In mouse models of human pancreatic and colon cancer, the team traces cachexia to a molecular reprogramming of the liver induced by the tumor, the effect of which is to alter the liver's normal response to caloric deficiency. As the caloric deficiency worsens and weight continues to decline, the body responds by releasing stress hormones. The team found that these hormones, in turn, prevent the immune system from responding to the tumor.
Thus the new research helps explain two ways in which pancreatic and colon tumors have long vexed doctors attempting to treat them: these tumors themselves set in motion the process that results in wasting; and wasting, in turn, accounts for why immune therapy for such cancers has typically failed. Providing massive caloric supplementation - what doctors call hyperalimentation - does not vanquish wasting; and immune therapy does not impair the tumor's ability to thrive.
The researchers in Cambridge, led by M.D.-Ph.D. student Thomas R. Flint and oncologist Tobias Janowitz, M.D., Ph.D., performed experiments demonstrating that in mouse models of pancreas and colon cancer, liver reprogramming begins during pre-cachexia, when wasting has just begun but is not yet manifest. Signals broadcast by tumor cells induce the release of interleukin 6 (IL-6), a molecular beacon of the immune system called a cytokine, that normally helps induce an immune response. IL-6, in turn, impairs the capacity of the liver to respond to caloric deprivation, which is already under way in pre-cachectic mice.
The team proposes this liver reprogramming is the result of IL-6 suppressing a gene-regulating protein, or transcription factor, called PPAR-alpha, which in turn suppresses a vital process in the liver called ketogenesis. "Translated into human terms, this means that when a cancer patient loses his or her appetite and decides not to eat, the liver is not going to generate sufficient energy to compensate for the caloric loss," explains Dr. Fearon.

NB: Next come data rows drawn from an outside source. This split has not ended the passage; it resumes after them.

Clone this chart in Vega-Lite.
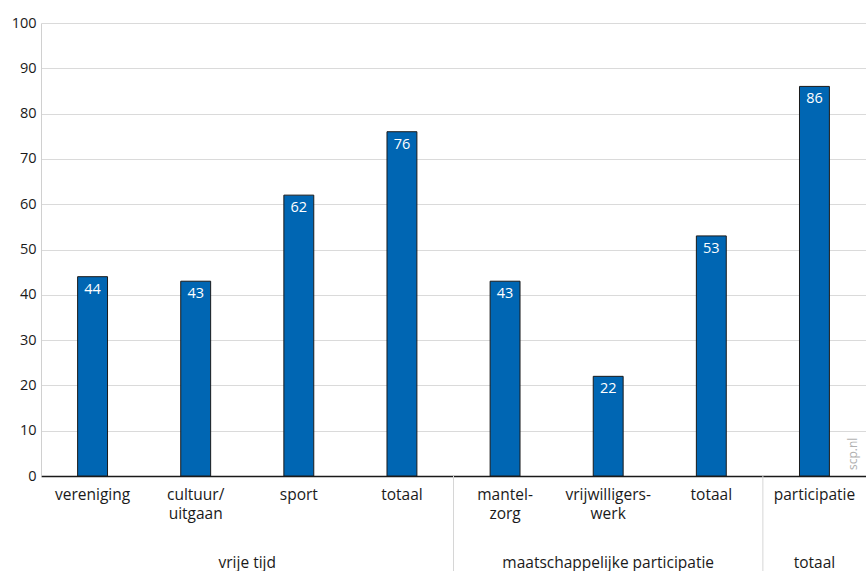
{
  "$schema": "https://vega.github.io/schema/vega-lite/v6.json",
  "width": 825,
  "height": 453,
  "autosize": {"type": "none"},
  "padding": {"left": 41, "top": 23, "right": 0, "bottom": 95},
  "background": "white",
  "config": {
    "view": {"stroke": null},
    "font": "Open Sans",
    "axis": {"labelFont": "Open Sans", "titleFont": "Open Sans"}
  },
  "datasets": {
    "bars": [
      {"cat": "1 vereniging", "v": 44},
      {"cat": "2 cultuur/~uitgaan", "v": 43},
      {"cat": "3 sport", "v": 62},
      {"cat": "4 totaal", "v": 76},
      {"cat": "5 mantel-~zorg", "v": 43},
      {"cat": "6 vrijwilligers-~werk", "v": 22},
      {"cat": "7 totaal", "v": 53},
      {"cat": "8 participatie", "v": 86}
    ]
  },
  "layer": [
    {
      "data": {"name": "bars"},
      "mark": {"type": "bar", "fill": "#0066b3", "stroke": "#1a1a1a", "strokeWidth": 1},
      "encoding": {
        "x": {
          "field": "cat", "type": "nominal",
          "scale": {"paddingInner": 0.71, "paddingOuter": 0.355},
          "axis": {
            "title": null, "labelAngle": 0, "ticks": false, "domainColor": "#1a1a1a", "domainWidth": 1.5,
            "labelFontSize": 15.5, "labelColor": "#1a1a1a", "labelPadding": 11, "labelLineHeight": 19,
            "labelExpr": "split(slice(datum.value, 2), '~')", "grid": false
          }
        },
        "y": {
          "field": "v", "type": "quantitative",
          "scale": {"domain": [0, 100], "nice": false},
          "axis": {
            "title": null, "values": [0, 10, 20, 30, 40, 50, 60, 70, 80, 90, 100], "ticks": false,
            "domainColor": "#d0d0d0", "gridColor": "#dadada", "labelFontSize": 14.5, "labelColor": "#1a1a1a",
            "labelPadding": 5
          }
        }
      }
    },
    {
      "data": {"name": "bars"},
      "mark": {"type": "text", "color": "white", "fontSize": 14.5, "baseline": "top", "dy": 6},
      "encoding": {
        "x": {"field": "cat", "type": "nominal"},
        "y": {"field": "v", "type": "quantitative"},
        "text": {"field": "v", "type": "quantitative"}
      }
    },
    {
      "data": {"values": [{"at": "5 mantel-~zorg"}, {"at": "8 participatie"}]},
      "mark": {"type": "rule", "color": "#d6d6d6", "strokeWidth": 1},
      "encoding": {
        "x": {"field": "at", "type": "nominal", "bandPosition": -1.224},
        "y": {"datum": 0},
        "y2": {"datum": -21}
      }
    },
    {
      "data": {"values": [{"g": "vrije tijd", "at": "3 sport"}]},
      "mark": {"type": "text", "fontSize": 15.5, "color": "#1a1a1a", "baseline": "middle"},
      "encoding": {
        "x": {"field": "at", "type": "nominal", "bandPosition": -1.224},
        "y": {"datum": -19.3},
        "text": {"field": "g"}
      }
    },
    {
      "data": {"values": [{"g": "maatschappelijke participatie", "at": "6 vrijwilligers-~werk"}, {"g": "totaal", "at": "8 participatie"}]},
      "mark": {"type": "text", "fontSize": 15.5, "color": "#1a1a1a", "baseline": "middle"},
      "encoding": {
        "x": {"field": "at", "type": "nominal"},
        "y": {"datum": -19.3},
        "text": {"field": "g"}
      }
    },
    {
      "data": {"values": [{"t": "scp.nl", "at": "8 participatie"}]},
      "mark": {"type": "text", "fontSize": 12, "color": "#b0b0b0", "angle": 270, "align": "left", "baseline": "middle", "dx": 6},
      "encoding": {
        "x": {"field": "at", "type": "nominal", "bandPosition": 1.8},
        "y": {"datum": 0},
        "text": {"field": "t"}
      }
    }
  ]
}
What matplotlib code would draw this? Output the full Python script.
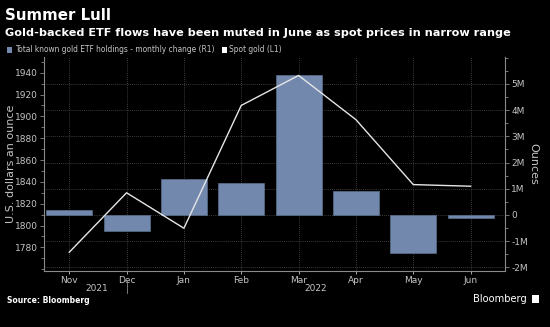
import numpy as np
import matplotlib
matplotlib.use("Agg")
import matplotlib.pyplot as plt
from matplotlib.patches import Patch, Rectangle
from matplotlib.ticker import FixedLocator, MultipleLocator, FuncFormatter

# --- Data ---
months = ["Nov", "Dec", "Jan", "Feb", "Mar", "Apr", "May", "Jun"]
spot_gold = [1775.5, 1830.0, 1797.5, 1910.0, 1937.5, 1897.0, 1837.5, 1836.0]   # USD/oz
etf_change = [0.19e6, -0.61e6, 1.37e6, 1.22e6, 5.34e6, 0.93e6, -1.46e6, -0.13e6]  # ounces
year_labels = ["2021", "2022"]

BG = "black"
BAR_C = "#7289ad"
LINE_C = "#e6e6e6"
TICK_C = "#c4c4c4"
SPINE_C = "#8a8a8a"
GRID_C = "#505050"

# axes box in pixels (from the reference)
L, R, T, B = 44, 505, 57, 270.7

fig = plt.figure(figsize=(5.5, 3.27), dpi=100, facecolor=BG)
ax = fig.add_axes([L / 550, 1 - B / 327, (R - L) / 550, (B - T) / 327])
ax2 = ax.twinx()

x = np.arange(len(months))

# bars on the right axis (drawn underneath)
ax2.bar(x, etf_change, width=0.8, color=BAR_C, edgecolor="#5a6e8c", linewidth=0.5, zorder=2)
ax2.set_ylim(-2.126e6, 6.03e6)
ax2.yaxis.set_major_locator(FixedLocator(np.arange(-2e6, 5.1e6, 1e6)))
ax2.yaxis.set_minor_locator(MultipleLocator(0.5e6))
ax2.yaxis.set_major_formatter(FuncFormatter(lambda v, p: "0" if abs(v) < 1 else f"{v/1e6:.0f}M"))
ax2.set_ylabel("Ounces", color=TICK_C, fontsize=8, rotation=270, va="center")
ax2.yaxis.set_label_coords((533 - L) / (R - L), 0.5)
ax2.grid(axis="y", color=GRID_C, linestyle=(0, (1, 1.5)), linewidth=0.6, zorder=0)
ax2.set_axisbelow(True)

# spot gold line on the left axis, on top of the bars
ax.plot(x, spot_gold, color=LINE_C, linewidth=1.0, zorder=5)
ax.set_zorder(ax2.get_zorder() + 1)
ax.patch.set_visible(False)
ax.set_ylim(1758.6, 1954.4)
ax.yaxis.set_major_locator(FixedLocator(np.arange(1780, 1941, 20)))
ax.yaxis.set_minor_locator(FixedLocator(np.arange(1760, 1951, 10)))
ax.set_ylabel("U.S. dollars an ounce", color=TICK_C, fontsize=8, va="center")
ax.yaxis.set_label_coords((11 - L) / (R - L), 0.5)

ax.set_xlim(-0.44, 7.6)
ax.set_xticks(x)
ax.set_xticklabels(months)
for xi in x:
    ax2.axvline(xi, color=GRID_C, linestyle=(0, (1, 1.5)), linewidth=0.6, zorder=0)

for a in (ax, ax2):
    a.set_facecolor(BG)
    for s in a.spines.values():
        s.set_visible(False)
    a.tick_params(colors=TICK_C, labelsize=6.5, length=3, width=0.6)
    a.tick_params(which="minor", colors=SPINE_C, length=2, width=0.6)
ax.spines["left"].set_visible(True)
ax.spines["left"].set_color(SPINE_C)
ax.spines["bottom"].set_visible(True)
ax.spines["bottom"].set_color(SPINE_C)
ax2.spines["right"].set_visible(True)
ax2.spines["right"].set_color(SPINE_C)
ax.tick_params(axis="x", length=2, pad=2)
ax.tick_params(axis="y", which="both", color=SPINE_C, pad=1.5)
ax2.tick_params(axis="y", which="both", color=SPINE_C, pad=1.5)

# year labels under the months, with separator
xt = ax.get_xaxis_transform()
ax.text(0.48, -0.06, year_labels[0], transform=xt, ha="center", va="top", color=TICK_C, fontsize=6.5)
ax.text(4.3, -0.06, year_labels[1], transform=xt, ha="center", va="top", color=TICK_C, fontsize=6.5)
ax.plot([1, 1], [-0.045, -0.105], transform=xt, color=SPINE_C, linewidth=0.6, clip_on=False)

# titles
fig.text(5 / 550, 1 - 16 / 327, "Summer Lull", color="white", fontsize=10.8, fontweight="bold",
         va="center", ha="left")
fig.text(5 / 550, 1 - 32.5 / 327,
         "Gold-backed ETF flows have been muted in June as spot prices in narrow range",
         color="white", fontsize=8.1, fontweight="bold", va="center", ha="left")

# legend
handles = [Patch(facecolor=BAR_C, edgecolor="none"), Patch(facecolor="white", edgecolor="none")]
fig.legend(handles, ["Total known gold ETF holdings - monthly change (R1)", "Spot gold (L1)"],
           loc="center left", bbox_to_anchor=(7 / 550, 1 - 50 / 327), ncol=2, frameon=False,
           fontsize=5.45, labelcolor=TICK_C, handlelength=0.7, handleheight=0.7,
           handletextpad=0.3, columnspacing=1.0, borderaxespad=0, borderpad=0)

# footer
fig.text(7 / 550, 1 - 300.7 / 327, "Source: Bloomberg", color="white", fontsize=5.5,
         fontweight="bold", va="center", ha="left")
fig.text(527 / 550, 1 - 299 / 327, "Bloomberg", color="white", fontsize=7.1,
         va="center", ha="right")
fig.patches.append(Rectangle((531.5 / 550, 1 - 303 / 327), 7.5 / 550, 8 / 327,
                             transform=fig.transFigure, facecolor="white", edgecolor="none"))

fig.savefig("out.png", dpi=100, facecolor=BG)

Often, cancer patients don't eat, Dr. Fearon clarifies, not because they are nauseous due to chemotherapy; rather, they feel full and simply lose their appetite. Importantly, he adds, his team's discovery that the tumor is programming the liver not to make calories, which are essential for continued brain function, assures two things. One is that wasting will continue; the other is that the body, massively releasing glucocorticoids, or stress hormones, will thereby short-circuit the immune system's ability to respond to the tumor. It's a vicious circle that sadly ends in death.
The team's discovery not only sheds light on why conventional caloric supplementation fails to curtail cachexia in cancer patients. It also helps to account for the failure of T-cell checkpoint targeted immunotherapies in pancreatic and colon cancers. The tumor, in effect, is
fooling the immune system into thinking the tumor is not a threat but rather just normal regenerating tissue. The team tested several ways of addressing liver reprogramming in pre-cachectic mice. Using a mouse model that recapitulates human pancreatic cancer, they administered an antibody that targets and inactivates IL-6; the same mice received massive caloric supplements via infusion. According to Dr. Flint, "Our data suggest that successful reversal of cachexia in people may well depend on co-administration of anti-IL-6 with nutritional support."
The team also noted that their findings may have relevance in a wide range of IL-6-associated illnesses in which weight loss in observed. These include sepsis, HIV, tuberculosis, chronic obstructive pulmonary disease, cardiac failure and rheumatoid arthritis.